Nesse dia 1 de maio de 1994, Michael Schumacher acabou por sagrar-se campeão pela primeira vez. Mas a sua vitória teve um sabor agridoce. A morte de Senna atirou para segundo plano a vitória de Schumacher. Ironia do destino, o piloto alemão quase perdeu a vida, não nas pistas de um circuito, mas fora de uma pista de ski. Conheço bem Méribel. Foi naquela estação dos Alpes franceses que vi o meu marido pela primeira vez. Um amante do desporto de inverno desde muito pequeno e, sobretudo, um apaixonado por carros e pelas competições.
A Fórmula 1 é um desporto de alta tensão que desafia as leis da gravidade e põe à prova a resiliência dos que ousam ser (quase) imortais. Em 1976, o austríaco Niki Lauda sofreu um aparatoso acidente que lhe desfigurou a cara e queimou os pulmões. Contra todas as expectativas, decidiu regressar às competições apenas seis semanas após o drama.
O automobilismo não é exclusivo aos homens, embora eles sejam a maioria. A espanhola Maria Villota sofreu um grave acidente em 2012, em Inglaterra, durante os ensaios para integrar uma equipa russa de fórmula 1. Foi submetida a uma delicada operação à qual se seguiram longos e dolorosos períodos de fisioterapia. Quando finalmente pensava que o pior já tinha passado a morte veio buscá-la. Sucumbiu 15 meses após o drama devido a sequelas neurológicas.

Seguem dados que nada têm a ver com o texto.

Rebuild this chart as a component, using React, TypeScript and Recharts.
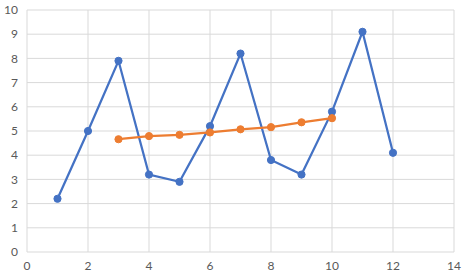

Numa fração de segundos tudo muda e nem o mais experiente piloto de corridas de alta velocidade consegue travar o inevitável. Outras vezes, o destino prega uma partida ao profissional experiente e é a lei da causalidade que prevalece. Como no caso de Schumacher. Mas mesmo sabendo que corre um risco, o mais intrépido condutor não vai deixar de experimentar a vida a 370km/hora.